I live in that world by outsourcing article fetching to external services and storing all messages/articles locally. The basic setup is this:
Emails:
- Offlineimap syncs 2 Gmail accounts and connects directly to...
- Dovecot as an IMAP server. Dovecot, stores the emails in Maildir format and Gnus's nnimap backend gets them from the local Dovecot server.
RSS/Atom feeds:
- A program called Feed2exec saves RSS and Atom feeds in Maildir format. Dovecot monitors those folders and serves them to nnimap along with the emails. There is at least one other program that fetches newsfeeds to Maildir, but Feed2exec is in debian.
All 3 of these services do their job regardless of whether Emacs is running, and nnimap is super fast when the server is local.
I don't read actual newsgroups anymore. If I did, I'd install Leafnode for them. But I wonder if the nntp backend would benefit to the same extent that nnimap does.

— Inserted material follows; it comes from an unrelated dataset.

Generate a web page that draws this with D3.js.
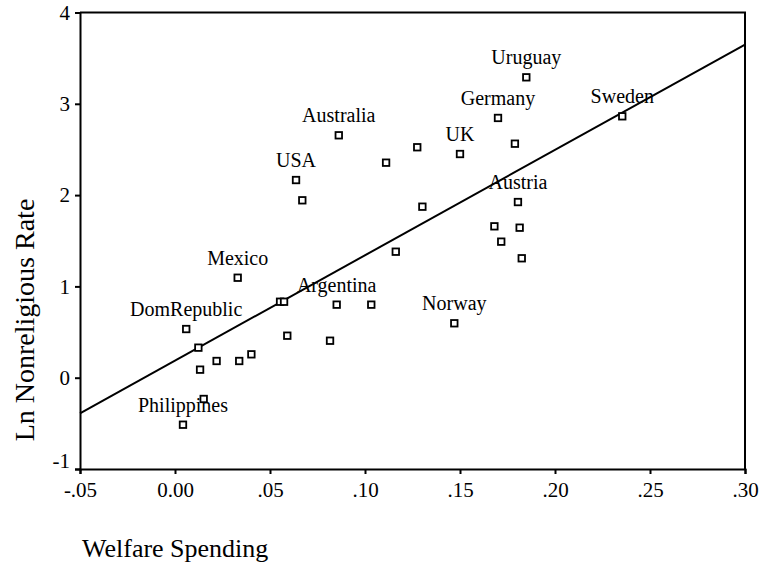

Lisp (and especially Emacs Lisp) isn't harder than other languages. I'm not a professional programmer either, but I've dabbled in languages from BASIC to bash to PERL, JavaScript, and Python. In my experience, Elisp has been the easiest of all of them.
Once you wrap your head around how lists work in Lisp, it all comes together pretty quickly. And Emacs's self-documenting nature makes learning it that much easier.
The syntax is more consistent than any other language I've come across. It's lists all the way down.
Just do "C-h R eintro RET" and start learning. Do "M-x find-library RET" to read the code of your favorite package and figure out how it works.